The undersea temblor hit around 6:10 p.m. at a depth of 18 miles, the U.S. Geological Survey said.

In Indonesia's capital, Jakarta, hundreds of miles from the epicenter, office workers streamed down stairwells as tall office buildings swayed. High-rises also were affected in Malaysia, Singapore and Thailand.

The Pacific Tsunami Warning Center issued a tsunami warning for wide areas of the region, saying ``earthquakes of this size have the potential to generate a widespread destructive tsunami that can affect coastlines across the entire Indian Ocean Basin.''

Sensitive to the 2004 tsunami disaster, governments issued alerts as far away as Kenya and Tanzania in East Africa, telling people to leave beaches. People in Mombasa, Kenya, crowded into buses after hearing the warning over the radio.

Indonesia issued a tsunami alert following the initial quake and then a second when a magnitude-6.6 aftershock hit, but lifted them after a few hours, saying there was no longer a potential for destructive waves.

Thailand's National Disaster Warning Center sent cell phone text messages alerting hundreds of officials in six southern provinces, and after the danger past broadcast a statement on television to reassure the public.

In India, officials said the tremor wasn't felt in the remote Andaman and Nicobar islands, some of which are just 150 miles north of the quake's epicenter. But an alert was issued and authorities were told to take precautions, said Dharam Pal, the regional relief commissioner.

Sri Lankans were told to move at least 660 feet inland.

In Australia, the tsunami warning was lifted after only small rises in the sea level were measured at Cocos Island and the Christmas Islands.

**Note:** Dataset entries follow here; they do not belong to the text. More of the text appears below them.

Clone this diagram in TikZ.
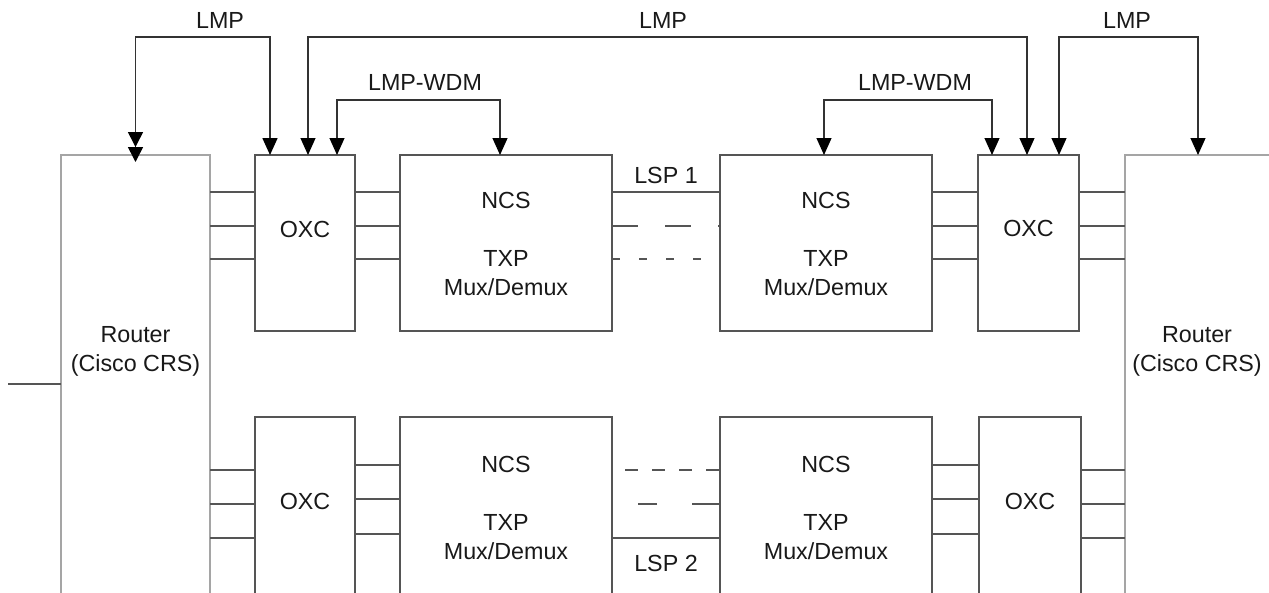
\documentclass[tikz,border=0pt]{standalone}
\usepackage{fontspec}
\setmainfont{Liberation Sans}
\usetikzlibrary{arrows.meta,calc}
\definecolor{linec}{RGB}{85,85,85}
\definecolor{routc}{RGB}{165,165,165}
\definecolor{txtc}{RGB}{25,25,25}
\begin{document}
\begin{tikzpicture}[x=1pt,y=-1pt,
  box/.style={draw=linec,line width=1.1pt,inner sep=0pt,outer sep=0pt,rectangle},
  router/.style={draw=routc,line width=2pt,inner sep=0pt,outer sep=0pt,rectangle},
  wire/.style={draw=linec,line width=1.1pt},
  lbl/.style={font=\fontsize{23.3}{28.5}\selectfont,anchor=base,inner sep=0pt,align=center,text=txtc},
  sig/.style={draw=black!80,line width=1.1pt,
    {Triangle[width=15pt,length=17pt,color=black]}-{Triangle[width=15pt,length=17pt,color=black]}},
  dsig/.style={draw=black!80,line width=1.6pt,
    {Triangle[width=15pt,length=15pt,sep=-7pt,color=black]Triangle[width=15pt,length=15pt,color=black]}-{Triangle[width=15pt,length=17pt,color=black]}},
]
\useasboundingbox (0,0) rectangle (1269,592);
\clip (0,0) rectangle (1269,592);
\fill[white] (0,0) rectangle (1269,592);

% routers (open at picture edges)
\node[router,minimum width=149pt,minimum height=485pt] (rL) at (135.5,397.5) {};
\node[router,minimum width=275pt,minimum height=485pt] (rR) at (1262.5,397.5) {};
\coordinate (inL) at (8,384);
\draw[wire] (inL) -- (rL.west |- inL);

% top row
\node[box,minimum width=100pt,minimum height=176pt] (oxcTL) at (305,243) {};
\node[box,minimum width=212pt,minimum height=176pt] (ncsTL) at (506,243) {};
\node[box,minimum width=212pt,minimum height=176pt] (ncsTR) at (826,243) {};
\node[box,minimum width=101pt,minimum height=176pt] (oxcTR) at (1028.5,243) {};

% bottom row (open at the bottom edge)
\node[box,minimum width=100pt,minimum height=223pt] (oxcBL) at (305,528.5) {};
\node[box,minimum width=212pt,minimum height=223pt] (ncsBL) at (506,528.5) {};
\node[box,minimum width=212pt,minimum height=223pt] (ncsBR) at (826,528.5) {};
\node[box,minimum width=102pt,minimum height=223pt] (oxcBR) at (1030,528.5) {};

% labels (multi-line: base = last line)
\node[lbl] (tRL) at (135.5,371) {Router\\(Cisco CRS)};
\node[lbl] (tRR) at (1197,371) {Router\\(Cisco CRS)};
\node[lbl] (tOTL) at (305,237) {OXC};
\node[lbl] (tOTR) at (1028.5,236) {OXC};
\node[lbl] (tOBL) at (305,509) {OXC};
\node[lbl] (tOBR) at (1030,509) {OXC};
\node[lbl] (tNTL) at (506,208) {NCS};
\node[lbl] (tXTL) at (506,295) {TXP\\Mux/Demux};
\node[lbl] (tNTR) at (826,208) {NCS};
\node[lbl] (tXTR) at (826,295) {TXP\\Mux/Demux};
\node[lbl] (tNBL) at (506,472) {NCS};
\node[lbl] (tXBL) at (506,559) {TXP\\Mux/Demux};
\node[lbl] (tNBR) at (826,472) {NCS};
\node[lbl] (tXBR) at (826,559) {TXP\\Mux/Demux};
\node[lbl] (lsp1) at (666,183) {LSP 1};
\node[lbl] (lsp2) at (666,571) {LSP 2};
\node[lbl] (lmp1) at (220,28) {LMP};
\node[lbl] (lmp2) at (663,28) {LMP};
\node[lbl] (lmp3) at (1127,28) {LMP};
\node[lbl] (wdm1) at (425,90) {LMP-WDM};
\node[lbl] (wdm2) at (915,90) {LMP-WDM};

% top row links
\foreach \y in {192,226,259}{
  \draw[wire] (rL.east |- 0,\y) -- (oxcTL.west |- 0,\y);
  \draw[wire] (oxcTL.east |- 0,\y) -- (ncsTL.west |- 0,\y);
  \draw[wire] (ncsTR.east |- 0,\y) -- (oxcTR.west |- 0,\y);
  \draw[wire] (oxcTR.east |- 0,\y) -- (rR.west |- 0,\y);
}
\draw[wire] (ncsTL.east |- 0,192) -- (ncsTR.west |- 0,192);
\draw[wire,dash pattern=on 26pt off 27pt] (ncsTL.east |- 0,226) -- (ncsTR.west |- 0,226);
\draw[wire,dash pattern=on 8pt off 19pt] (ncsTL.east |- 0,259) -- (ncsTR.west |- 0,259);

% bottom row links
\foreach \y in {470,504,538}{
  \draw[wire] (rL.east |- 0,\y) -- (oxcBL.west |- 0,\y);
  \draw[wire] (oxcBR.east |- 0,\y) -- (rR.west |- 0,\y);
}
\foreach \y in {465,499,534}{
  \draw[wire] (oxcBL.east |- 0,\y) -- (ncsBL.west |- 0,\y);
  \draw[wire] (ncsBR.east |- 0,\y) -- (oxcBR.west |- 0,\y);
}
\draw[wire,dash pattern=on 13pt off 14pt,dash phase=14pt] (ncsBL.east |- 0,470) -- (ncsBR.west |- 0,470);
\draw[wire,dash pattern=on 28pt off 35pt on 19pt off 30pt] (ncsBR.west |- 0,504) -- (ncsBL.east |- 0,504);
\draw[wire] (ncsBL.east |- 0,538) -- (ncsBR.west |- 0,538);

% signalling arrows
\draw[dsig] (rL.north) -- (rL.north |- 0,37) -| (oxcTL.north -| 270,0);
\draw[sig] (oxcTL.north -| 308,0) -- (308,37) -| (oxcTR.north -| 1027,0);
\draw[sig] (oxcTR.north -| 1059,0) -- (1059,37) -| (rR.north -| 1198,0);
\draw[sig] (oxcTL.north -| 337,0) -- (337,100) -| (ncsTL.north -| 500,0);
\draw[sig] (ncsTR.north -| 824,0) -- (824,100) -| (oxcTR.north -| 992,0);
\end{tikzpicture}
\end{document}
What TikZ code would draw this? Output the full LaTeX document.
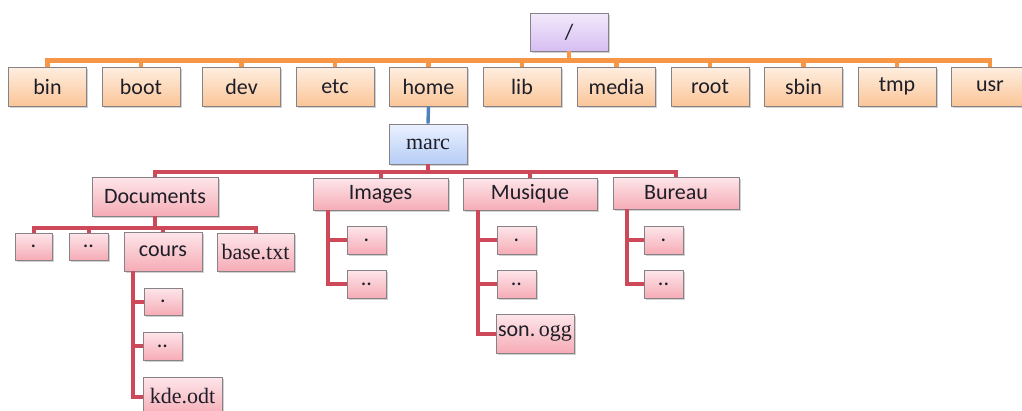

But officials warned residents to stay away from the ocean, saying dangerous waves and currents could affect beaches, harbors and river mouths for several hours.

Indonesia, the world's largest archipelago, is prone to seismic upheaval due to its location on the ``Ring of Fire,'' an arc of volcanos and fault lines encircling the Pacific Basin.

The magnitude-9 earthquake that hit on Dec. 26, 2004, triggered a tsunami off the coast of Sumatra that killed an estimated 230,000 people in a dozen nations, most of them in Indonesia's Aceh province.